YOUR OBJECTIVE: Search the material for "matplotlib" and show all lines that contain it.

===== DATA FOR PROCESSING

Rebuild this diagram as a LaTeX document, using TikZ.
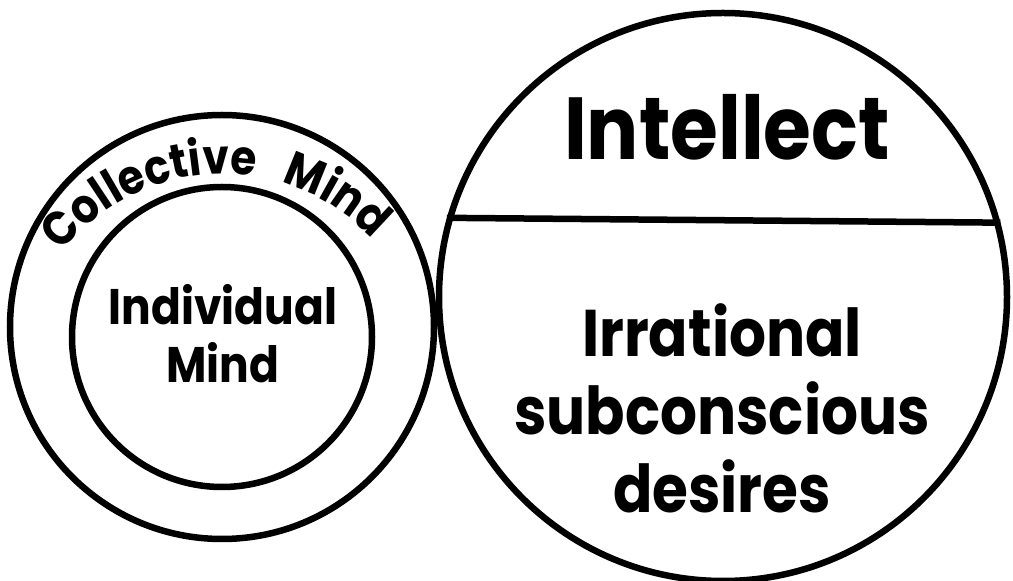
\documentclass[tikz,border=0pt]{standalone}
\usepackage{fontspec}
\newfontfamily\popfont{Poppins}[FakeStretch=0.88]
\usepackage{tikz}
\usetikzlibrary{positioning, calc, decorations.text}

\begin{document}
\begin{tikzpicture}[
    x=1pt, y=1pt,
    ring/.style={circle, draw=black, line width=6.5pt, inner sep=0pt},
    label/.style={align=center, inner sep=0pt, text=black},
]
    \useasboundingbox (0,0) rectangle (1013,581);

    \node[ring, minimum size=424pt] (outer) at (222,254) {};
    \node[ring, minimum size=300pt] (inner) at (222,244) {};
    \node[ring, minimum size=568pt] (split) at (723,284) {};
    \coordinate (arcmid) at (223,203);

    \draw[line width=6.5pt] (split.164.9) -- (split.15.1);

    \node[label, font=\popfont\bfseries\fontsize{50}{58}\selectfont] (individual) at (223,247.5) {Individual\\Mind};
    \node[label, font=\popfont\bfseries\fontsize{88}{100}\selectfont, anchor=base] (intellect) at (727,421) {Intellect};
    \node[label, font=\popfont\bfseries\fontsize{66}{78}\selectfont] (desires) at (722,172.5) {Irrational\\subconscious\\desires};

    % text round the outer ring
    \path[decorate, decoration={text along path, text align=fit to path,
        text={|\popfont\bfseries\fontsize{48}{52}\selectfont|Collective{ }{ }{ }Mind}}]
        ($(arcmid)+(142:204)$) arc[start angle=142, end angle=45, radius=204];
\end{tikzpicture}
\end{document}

==========
===== DATA FOR PROCESSING

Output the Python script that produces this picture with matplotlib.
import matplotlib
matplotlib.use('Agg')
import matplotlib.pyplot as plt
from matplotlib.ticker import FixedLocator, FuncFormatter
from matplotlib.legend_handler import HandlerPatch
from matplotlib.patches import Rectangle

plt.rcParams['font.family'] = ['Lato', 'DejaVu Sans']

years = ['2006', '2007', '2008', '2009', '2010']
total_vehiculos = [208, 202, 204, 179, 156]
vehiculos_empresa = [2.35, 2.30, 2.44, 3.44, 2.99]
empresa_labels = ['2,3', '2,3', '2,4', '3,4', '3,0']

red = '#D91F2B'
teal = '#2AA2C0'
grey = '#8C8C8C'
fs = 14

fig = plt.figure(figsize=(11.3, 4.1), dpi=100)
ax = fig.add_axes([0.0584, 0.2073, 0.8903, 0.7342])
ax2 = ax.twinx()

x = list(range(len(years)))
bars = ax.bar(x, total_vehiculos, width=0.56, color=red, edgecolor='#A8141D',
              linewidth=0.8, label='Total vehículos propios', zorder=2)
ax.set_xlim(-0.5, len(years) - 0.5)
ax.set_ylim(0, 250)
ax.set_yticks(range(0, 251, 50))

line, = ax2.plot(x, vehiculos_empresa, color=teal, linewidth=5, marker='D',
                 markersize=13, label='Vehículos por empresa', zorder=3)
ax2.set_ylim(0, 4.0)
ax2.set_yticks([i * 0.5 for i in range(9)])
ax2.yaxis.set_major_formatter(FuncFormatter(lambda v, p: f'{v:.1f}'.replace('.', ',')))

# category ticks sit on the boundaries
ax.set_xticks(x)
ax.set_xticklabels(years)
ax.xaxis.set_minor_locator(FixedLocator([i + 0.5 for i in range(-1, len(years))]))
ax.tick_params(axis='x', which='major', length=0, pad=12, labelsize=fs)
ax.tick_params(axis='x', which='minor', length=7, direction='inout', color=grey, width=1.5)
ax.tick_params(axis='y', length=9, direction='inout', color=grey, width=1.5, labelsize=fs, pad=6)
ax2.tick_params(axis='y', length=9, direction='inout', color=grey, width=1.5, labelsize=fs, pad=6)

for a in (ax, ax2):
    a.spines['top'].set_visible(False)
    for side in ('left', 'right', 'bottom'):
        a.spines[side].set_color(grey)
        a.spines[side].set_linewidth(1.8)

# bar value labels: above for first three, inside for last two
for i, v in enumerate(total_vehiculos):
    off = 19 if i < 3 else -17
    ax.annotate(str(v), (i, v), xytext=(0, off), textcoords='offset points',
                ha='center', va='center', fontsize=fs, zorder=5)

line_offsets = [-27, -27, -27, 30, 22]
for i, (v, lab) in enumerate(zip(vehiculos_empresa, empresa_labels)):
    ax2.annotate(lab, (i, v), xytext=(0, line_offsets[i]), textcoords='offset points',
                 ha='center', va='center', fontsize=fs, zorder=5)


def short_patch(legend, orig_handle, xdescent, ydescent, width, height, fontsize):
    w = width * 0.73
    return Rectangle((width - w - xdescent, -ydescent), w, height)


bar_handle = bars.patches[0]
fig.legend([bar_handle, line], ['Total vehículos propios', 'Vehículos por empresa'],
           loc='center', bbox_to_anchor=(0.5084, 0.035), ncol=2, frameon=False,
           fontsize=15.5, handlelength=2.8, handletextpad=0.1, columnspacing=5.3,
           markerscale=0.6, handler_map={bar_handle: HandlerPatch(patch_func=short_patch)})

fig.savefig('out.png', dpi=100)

==========

SOLVED EXERCISE:
Output the Python script that produces this picture with matplotlib.
import matplotlib
matplotlib.use('Agg')
import matplotlib.pyplot as plt
from matplotlib.ticker import FixedLocator, FuncFormatter
from matplotlib.legend_handler import HandlerPatch
from matplotlib.patches import Rectangle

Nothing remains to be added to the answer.